Analyst firm Gartner has even come out with a positioning statement calling cloud computing “the most overused and hyped term” in technology, which is sweet irony considering Gartner was one of the chief architects of defining and popularising "the cloud".

The vendors saw this coming a decade ago. Every technology brought to market over the last 10 years has been an iterative improvement to previous generations, not a net-new product. We’ve been fielding better, simpler and more affordable products, not new technologies.

Yes, the iPhone is remarkable. Yes, tablets are amazing. And, yes, the cloud is revolutionary. But we’ve had all of these for many, many years. The first touch-screen, app-driven smartphone was released in 1992 by IBM. The first tablet (not counting anything on Star Trek) was released in 1993, again by IBM. And the first cloud services – initially known as application service providers – have been around since the mid-1990s.

With each technology iteration comes improvements in performance, usability, manageability and total cost of ownership. Moreover, with each iteration the need for complex professional and managed services decreases, thus decreasing the value to which solution providers can add.
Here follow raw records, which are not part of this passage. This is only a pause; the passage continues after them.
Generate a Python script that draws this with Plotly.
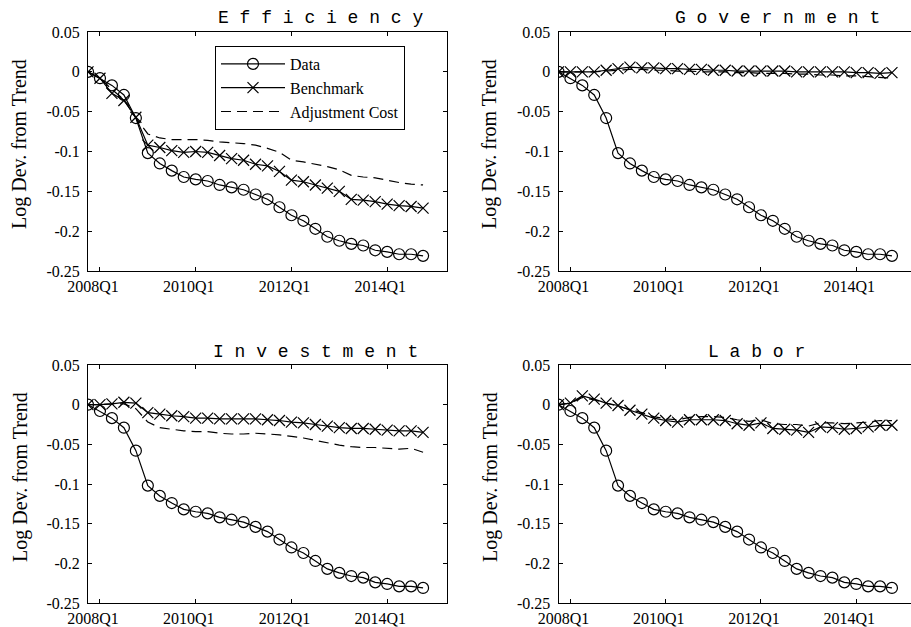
import plotly.graph_objects as go

quarters = list(range(29))  # 2007Q4 ... 2014Q4 as quarter index
x_tickvals = [1, 9, 17, 25]
x_ticktext = ["2008Q1", "2010Q1", "2012Q1", "2014Q1"]
y_tickvals = [0.05, 0, -0.05, -0.1, -0.15, -0.2, -0.25]
y_ticktext = ["0.05", "0", "-0.05", "-0.1", "-0.15", "-0.2", "-0.25"]

data = [0, -0.008, -0.017, -0.029, -0.058, -0.102, -0.115, -0.124, -0.132, -0.135,
        -0.137, -0.142, -0.145, -0.148, -0.154, -0.160, -0.170, -0.180, -0.187, -0.197,
        -0.207, -0.212, -0.216, -0.218, -0.224, -0.226, -0.229, -0.229, -0.231]

eff_bench = [0, -0.008, -0.027, -0.036, -0.057, -0.092, -0.095, -0.099, -0.101, -0.100,
             -0.101, -0.105, -0.109, -0.111, -0.116, -0.118, -0.125, -0.136, -0.138, -0.142,
             -0.146, -0.150, -0.160, -0.161, -0.163, -0.166, -0.168, -0.169, -0.171]
eff_adj = [0, -0.008, -0.022, -0.035, -0.058, -0.078, -0.083, -0.085, -0.085, -0.085,
           -0.086, -0.088, -0.089, -0.090, -0.092, -0.096, -0.101, -0.111, -0.113, -0.116,
           -0.119, -0.123, -0.130, -0.132, -0.133, -0.136, -0.139, -0.141, -0.142]

gov_bench = [0, 0, 0, 0, 0.002, 0.004, 0.006, 0.005, 0.005, 0.004,
             0.004, 0.003, 0.003, 0.002, 0.002, 0.001, 0.001, 0.001, 0.001, 0.001,
             0.000, 0.000, 0.000, 0.000, 0.000, -0.001, -0.001, -0.002, -0.001]
gov_adj = [0, 0, 0, 0, 0.001, 0.002, 0.003, 0.003, 0.002, 0.002,
           0.001, 0.001, 0.000, 0.000, 0.000, -0.001, -0.001, -0.002, -0.002, -0.002,
           -0.003, -0.003, -0.004, -0.004, -0.005, -0.005, -0.006, -0.007, -0.008]

inv_bench = [0, 0, 0.001, 0.003, 0.002, -0.010, -0.012, -0.014, -0.015, -0.017,
             -0.017, -0.018, -0.018, -0.018, -0.018, -0.019, -0.020, -0.022, -0.023, -0.025,
             -0.027, -0.029, -0.030, -0.030, -0.031, -0.032, -0.033, -0.033, -0.035]
inv_adj = [0, 0, 0.001, 0.001, -0.005, -0.022, -0.029, -0.031, -0.033, -0.034,
           -0.034, -0.036, -0.037, -0.037, -0.036, -0.037, -0.038, -0.040, -0.042, -0.045,
           -0.048, -0.051, -0.053, -0.054, -0.054, -0.055, -0.056, -0.055, -0.060]

lab_bench = [0, 0.002, 0.011, 0.007, 0.002, -0.001, -0.007, -0.012, -0.017, -0.020,
             -0.022, -0.019, -0.019, -0.019, -0.020, -0.024, -0.026, -0.023, -0.030, -0.031,
             -0.032, -0.035, -0.028, -0.029, -0.031, -0.030, -0.028, -0.026, -0.026]
lab_adj = [0, 0.002, 0.009, 0.006, 0.002, -0.002, -0.006, -0.010, -0.015, -0.018,
           -0.019, -0.016, -0.015, -0.015, -0.016, -0.019, -0.021, -0.019, -0.024, -0.025,
           -0.025, -0.027, -0.023, -0.023, -0.024, -0.023, -0.022, -0.020, -0.020]

panels = [
    ("E f f i c i e n c y", eff_bench, eff_adj),
    ("G o v e r n m e n t", gov_bench, gov_adj),
    ("I n v e s t m e n t", inv_bench, inv_adj),
    ("L a b o r", lab_bench, lab_adj),
]

W, H = 911, 627
# pixel boxes of the four axes: (left, right, top, bottom)
boxes = [(88, 447, 32, 271), (558.5, 911, 32, 271), (88, 447, 365, 603), (558.5, 911, 365, 603)]
xranges = [[0, 30], [0, 29.6], [0, 30], [0, 29.6]]
title_pos = [(320, 18), (777, 18), (315, 352), (756, 352)]
ylab_pos = [(20, 144), (490, 144), (20, 477), (490, 477)]

fig = go.Figure()
black = "#000000"
serif = "Liberation Serif"

for k, (title, bench, adj) in enumerate(panels):
    xa = "x" if k == 0 else f"x{k+1}"
    ya = "y" if k == 0 else f"y{k+1}"
    show = (k == 0)
    fig.add_trace(go.Scatter(x=quarters, y=data, xaxis=xa, yaxis=ya, name="Data",
                             mode="lines+markers", showlegend=show,
                             line=dict(color=black, width=1.2),
                             marker=dict(symbol="circle-open", size=11, color=black,
                                         line=dict(width=1.2, color=black))))
    fig.add_trace(go.Scatter(x=quarters, y=bench, xaxis=xa, yaxis=ya, name="Benchmark",
                             mode="lines+markers", showlegend=show,
                             line=dict(color=black, width=1.2),
                             marker=dict(symbol="x-thin-open", size=11, color=black,
                                         line=dict(width=1.2, color=black))))
    fig.add_trace(go.Scatter(x=quarters, y=adj, xaxis=xa, yaxis=ya, name="Adjustment Cost",
                             mode="lines", showlegend=show,
                             line=dict(color=black, width=1.2, dash="10px,6px")))

    l, r, t, b = boxes[k]
    right_panel = k in (1, 3)
    xkey = "xaxis" if k == 0 else f"xaxis{k+1}"
    ykey = "yaxis" if k == 0 else f"yaxis{k+1}"
    fig.layout[xkey] = dict(
        domain=[l / W, r / W], anchor=ya, range=xranges[k], automargin=False,
        tickvals=x_tickvals, ticktext=x_ticktext, ticks="inside", ticklen=4,
        tickcolor=black, showline=True, linecolor=black, linewidth=1,
        mirror="ticks", showgrid=False, zeroline=False,
        tickfont=dict(family=serif, size=16, color=black), ticklabelshift=-7,
        ticklabelstandoff=1)
    fig.layout[ykey] = dict(
        domain=[1 - b / H, 1 - t / H], anchor=xa, range=[-0.25, 0.05], automargin=False,
        tickvals=y_tickvals, ticktext=y_ticktext, ticks="inside", ticklen=4,
        tickcolor=black, showline=True, linecolor=black, linewidth=1,
        mirror=False if right_panel else "ticks", showgrid=False, zeroline=False,
        tickfont=dict(family=serif, size=16, color=black), ticklabelstandoff=4)

    tx, ty = title_pos[k]
    fig.add_annotation(x=tx / W, y=1 - ty / H, xref="paper", yref="paper",
                       text=title, showarrow=False, xanchor="center", yanchor="middle",
                       font=dict(family="Liberation Mono", size=18, color=black))
    lx, ly = ylab_pos[k]
    fig.add_annotation(x=lx / W, y=1 - ly / H, xref="paper", yref="paper",
                       text="Log Dev. from Trend", showarrow=False, textangle=-90,
                       xanchor="center", yanchor="middle",
                       font=dict(family=serif, size=20, color=black))

fig.update_layout(
    width=W, height=H, margin=dict(l=0, r=0, t=0, b=0, autoexpand=False),
    paper_bgcolor="white", plot_bgcolor="white",
    font=dict(family=serif, size=16, color=black),
    legend=dict(x=215 / W, y=1 - 46 / H, xanchor="left", yanchor="top",
                bgcolor="white", bordercolor=black, borderwidth=1,
                font=dict(family=serif, size=16, color=black),
                itemwidth=64, tracegroupgap=0),
)

fig.write_html("out.html")
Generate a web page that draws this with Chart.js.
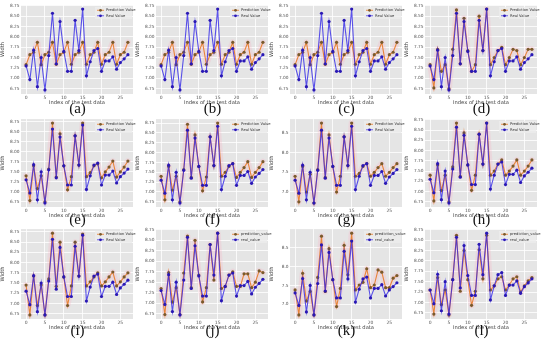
<!DOCTYPE html>
<html>
<head>
<meta charset="utf-8">
<script src="https://cdn.jsdelivr.net/npm/chart.js@4.4.1/dist/chart.umd.min.js"></script>
<style>
  html, body { margin: 0; padding: 0; background: #fff; }
  #wrap { position: relative; width: 550px; height: 340px; overflow: hidden; }
  #wrap canvas { position: absolute; }
  .cap {
    position: absolute; width: 40px; text-align: center;
    font-family: 'Liberation Serif', 'DejaVu Serif', serif; font-size: 15px; color: #111;
  }
</style>
</head>
<body>
<div id="wrap"></div>
<script>
// ── Data ──────────────────────────────────────────────────
const testIndex = [0,1,2,3,4,5,6,7,8,9,10,11,12,13,14,15,16,17,18,19,20,21,22,23,24,25,26,27];

const realValue = [7.30,6.97,7.68,6.80,7.50,6.72,7.55,8.57,7.35,8.37,7.65,7.17,7.17,8.40,7.67,8.67,
                   7.06,7.40,7.67,7.72,7.17,7.42,7.42,7.52,7.22,7.38,7.47,7.57];

const predA = [7.33,7.57,7.63,7.87,7.33,7.57,7.63,7.87,7.34,7.57,7.63,7.87,7.34,7.57,7.63,7.87,
               7.34,7.57,7.63,7.87,7.34,7.57,7.63,7.87,7.34,7.57,7.63,7.87];
const predB = [7.33,7.57,7.63,7.87,7.33,7.57,7.63,7.87,7.34,7.57,7.63,7.87,7.34,7.57,7.63,7.87,
               7.34,7.57,7.63,7.87,7.34,7.57,7.63,7.87,7.34,7.57,7.63,7.87];
const predC = [7.33,7.57,7.63,7.87,7.33,7.57,7.63,7.87,7.34,7.57,7.63,7.87,7.34,7.57,7.63,7.87,
               7.34,7.57,7.63,7.87,7.34,7.57,7.63,7.87,7.34,7.57,7.63,7.87];
const predD = [7.33,6.77,7.70,7.17,7.33,6.75,7.70,8.65,7.35,8.45,7.67,7.17,7.33,8.50,7.67,8.67,
               7.33,7.50,7.67,7.75,7.33,7.50,7.70,7.67,7.33,7.50,7.70,7.70];
const predE = [7.40,6.78,7.65,7.08,7.40,6.75,7.57,8.72,7.37,8.45,7.65,7.05,7.38,8.40,7.67,8.72,
               7.38,7.48,7.65,7.70,7.35,7.50,7.62,7.77,7.37,7.50,7.62,7.77];
const predF = [7.40,6.80,7.65,7.05,7.40,6.75,7.57,8.72,7.37,8.45,7.65,7.03,7.38,8.40,7.67,8.75,
               7.40,7.50,7.65,7.72,7.37,7.50,7.62,7.77,7.37,7.50,7.62,7.77];
const predG = [7.40,6.75,7.65,7.00,7.45,6.72,7.57,8.75,7.37,8.45,7.65,7.00,7.40,8.40,7.67,8.75,
               7.40,7.47,7.65,7.72,7.40,7.50,7.62,7.72,7.40,7.50,7.62,7.72];
const predH = [7.40,6.77,7.65,7.03,7.40,6.75,7.60,8.67,7.37,8.43,7.65,7.03,7.40,8.40,7.67,8.67,
               7.40,7.50,7.67,7.77,7.40,7.50,7.62,7.77,7.40,7.50,7.62,7.77];
const predI = [7.45,6.72,7.67,6.95,7.45,6.72,7.60,8.72,7.42,8.50,7.65,6.95,7.43,8.50,7.67,8.70,
               7.43,7.53,7.65,7.75,7.43,7.53,7.65,7.77,7.43,7.53,7.65,7.75];
const predJ = [7.35,6.73,7.73,7.03,7.37,6.73,7.72,8.60,7.37,8.50,7.67,7.03,7.37,8.40,7.55,8.67,
               7.35,7.40,7.67,7.75,7.40,7.40,7.70,7.70,7.37,7.50,7.77,7.73];
const predK = [7.38,6.72,7.82,7.09,7.34,6.72,7.71,8.80,7.34,8.47,7.65,6.94,7.42,8.56,7.78,8.88,
               7.38,7.51,7.58,7.94,7.44,7.51,7.91,7.85,7.44,7.44,7.69,7.76];
const predL = [7.30,6.72,7.60,6.95,7.30,6.70,7.55,8.62,7.27,8.25,7.55,6.93,7.27,8.27,7.57,8.62,
               7.30,7.40,7.57,7.62,7.30,7.42,7.57,7.62,7.25,7.40,7.52,7.60];

const panelPreds  = [predA,predB,predC,predD,predE,predF,predG,predH,predI,predJ,predK,predL];
const panelLabels = ['(a)','(b)','(c)','(d)','(e)','(f)','(g)','(h)','(i)','(j)','(k)','(l)'];
const yStep       = [0.25,0.25,0.25,0.25,0.25,0.25,0.5,0.25,0.25,0.25,0.5,0.25];
const legendNames = [
  ['Prediction Value','Real Value'],['Prediction Value','Real Value'],['Prediction Value','Real Value'],
  ['Prediction Value','Real Value'],['Prediction Value','Real Value'],['Prediction Value','Real Value'],
  ['Prediction Value','Real Value'],['Prediction Value','Real Value'],['Prediction Value','Real Value'],
  ['prediction_value','real_value'],['prediction_value','real_value'],['prediction_value','real_value']
];

// ── Layout (plot-area edges in page pixels) ───────────────
const colLeft    = [21, 156, 290, 425];
const plotWidth  = 113;
const rowTop     = [3, 117, 227];
const rowBottom  = [94, 207, 319];
const captionMid = [109, 220, 331];

const COLORS = {
  panel:     '#e5e5e5',
  grid:      '#ffffff',
  label:     '#555555',
  predLine:  'rgba(232,128,48,0.95)',
  predPoint: '#7a5a2c',
  realLine:  'rgba(48,36,232,0.78)',
  realPoint: '#2a18b4',
  band:      'rgba(255,170,190,0.22)'
};
const FONT = "'DejaVu Sans', sans-serif";

// grey panel behind the plot, ggplot style
const panelBg = {
  id: 'panelBg',
  beforeDraw(chart) {
    const a = chart.chartArea, c = chart.ctx;
    c.save();
    c.fillStyle = COLORS.panel;
    c.fillRect(a.left, a.top, a.right - a.left, a.bottom - a.top);
    c.restore();
  }
};

// small legend inside the top-right corner
const innerLegend = {
  id: 'innerLegend',
  afterDraw(chart, args, opts) {
    const a = chart.chartArea, c = chart.ctx;
    const x0 = a.right - 38, y0 = a.top + 2;
    c.save();
    c.fillStyle = 'rgba(236,236,236,0.85)';
    c.fillRect(x0, y0, 37, 12);
    const rows = [[COLORS.predLine, COLORS.predPoint], [COLORS.realLine, COLORS.realPoint]];
    c.font = '3.7px ' + FONT;
    c.textBaseline = 'middle';
    rows.forEach((r, i) => {
      const y = y0 + 3.2 + i * 5.5;
      c.strokeStyle = r[0]; c.lineWidth = 0.9;
      c.beginPath(); c.moveTo(x0 + 2, y); c.lineTo(x0 + 9, y); c.stroke();
      c.fillStyle = r[1];
      c.beginPath(); c.arc(x0 + 5.5, y, 1.4, 0, Math.PI * 2); c.fill();
      c.fillStyle = '#333';
      c.fillText(opts.names[i], x0 + 11, y);
    });
    c.restore();
  }
};

const wrap = document.getElementById('wrap');

panelPreds.forEach((pred, p) => {
  const col = p % 4, row = Math.floor(p / 4);
  const left = colLeft[col] - 21;
  const top  = rowTop[row] - 2;
  const w = 21 + plotWidth + 3;
  const h = (rowBottom[row] - rowTop[row]) + 2 + 12 + 1;

  const cv = document.createElement('canvas');
  cv.width = w; cv.height = h;
  cv.style.left = left + 'px'; cv.style.top = top + 'px';
  cv.style.width = w + 'px'; cv.style.height = h + 'px';
  wrap.appendChild(cv);

  const cap = document.createElement('div');
  cap.className = 'cap';
  cap.textContent = panelLabels[p];
  cap.style.left = (colLeft[col] + plotWidth / 2 - 20) + 'px';
  cap.style.top  = (captionMid[row] - 9) + 'px';
  wrap.appendChild(cap);

  const all = pred.concat(realValue);
  const lo = Math.min(...all), hi = Math.max(...all), pad = (hi - lo) * 0.05;
  const predPts = testIndex.map((x, i) => ({ x, y: pred[i] }));
  const realPts = testIndex.map((x, i) => ({ x, y: realValue[i] }));

  new Chart(cv, {
    type: 'line',
    data: {
      datasets: [
        { data: predPts, borderColor: COLORS.band, borderWidth: 6, pointRadius: 0,
          borderJoinStyle: 'round', borderCapStyle: 'round', order: 3 },
        { data: predPts, borderColor: COLORS.predLine, borderWidth: 1.1,
          pointRadius: 1.6, pointBackgroundColor: COLORS.predPoint, pointBorderWidth: 0, order: 2 },
        { data: realPts, borderColor: COLORS.realLine, borderWidth: 1.1,
          pointRadius: 1.6, pointBackgroundColor: COLORS.realPoint, pointBorderWidth: 0, order: 1 }
      ]
    },
    options: {
      responsive: false,
      animation: false,
      devicePixelRatio: 1,
      layout: { padding: { top: 2, right: 3, bottom: 1, left: 0 } },
      plugins: {
        legend: { display: false },
        tooltip: { enabled: false },
        innerLegend: { names: legendNames[p] }
      },
      scales: {
        x: {
          type: 'linear', min: -1.35, max: 28.35,
          grid: { color: COLORS.grid, lineWidth: 0.8, drawTicks: false },
          border: { display: false },
          ticks: { stepSize: 5, includeBounds: false, color: COLORS.label, padding: 1,
                   font: { size: 4.5, family: FONT }, maxRotation: 0 },
          title: { display: true, text: 'Index of the test data', color: '#444',
                   font: { size: 5.2, family: FONT }, padding: 0 },
          afterFit: s => { s.height = 12; }
        },
        y: {
          min: lo - pad, max: hi + pad,
          grid: { color: COLORS.grid, lineWidth: 0.8, drawTicks: false },
          border: { display: false },
          ticks: { stepSize: yStep[p], includeBounds: false, color: COLORS.label, padding: 1.5,
                   font: { size: 4.3, family: FONT },
                   callback: v => yStep[p] === 0.5 ? v.toFixed(1) : v.toFixed(2) },
          title: { display: true, text: 'Width', color: '#444',
                   font: { size: 5.2, family: FONT }, padding: 0 },
          afterFit: s => { s.width = 21; }
        }
      }
    },
    plugins: [panelBg, innerLegend]
  });
});
</script>
</body>
</html>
The advent of cloud computing is completely disrupting the remaining value potential as solution providers are increasingly relegated to a sideline role. Worse, cloud computing is creating a barrier-to-entry: End user expectations for capacity, performance and functionality are advancing faster than the market can deliver.

Once again, vendors recognised this more than a decade ago and have been steadily eroding their channel partners’ positioning by recapturing value-add services for their own delivery. Solution providers have been compensated for this switch with back-end incentives – and it’s gotten to the point where the average solution provider is almost entirely dependent on promotional incentives, rebates and spiffs for their profitability. Now, with the "cloud" skyrocketing, vendors want more of what’s left, leaving partners to scramble. How much time does the channel have left, indeed.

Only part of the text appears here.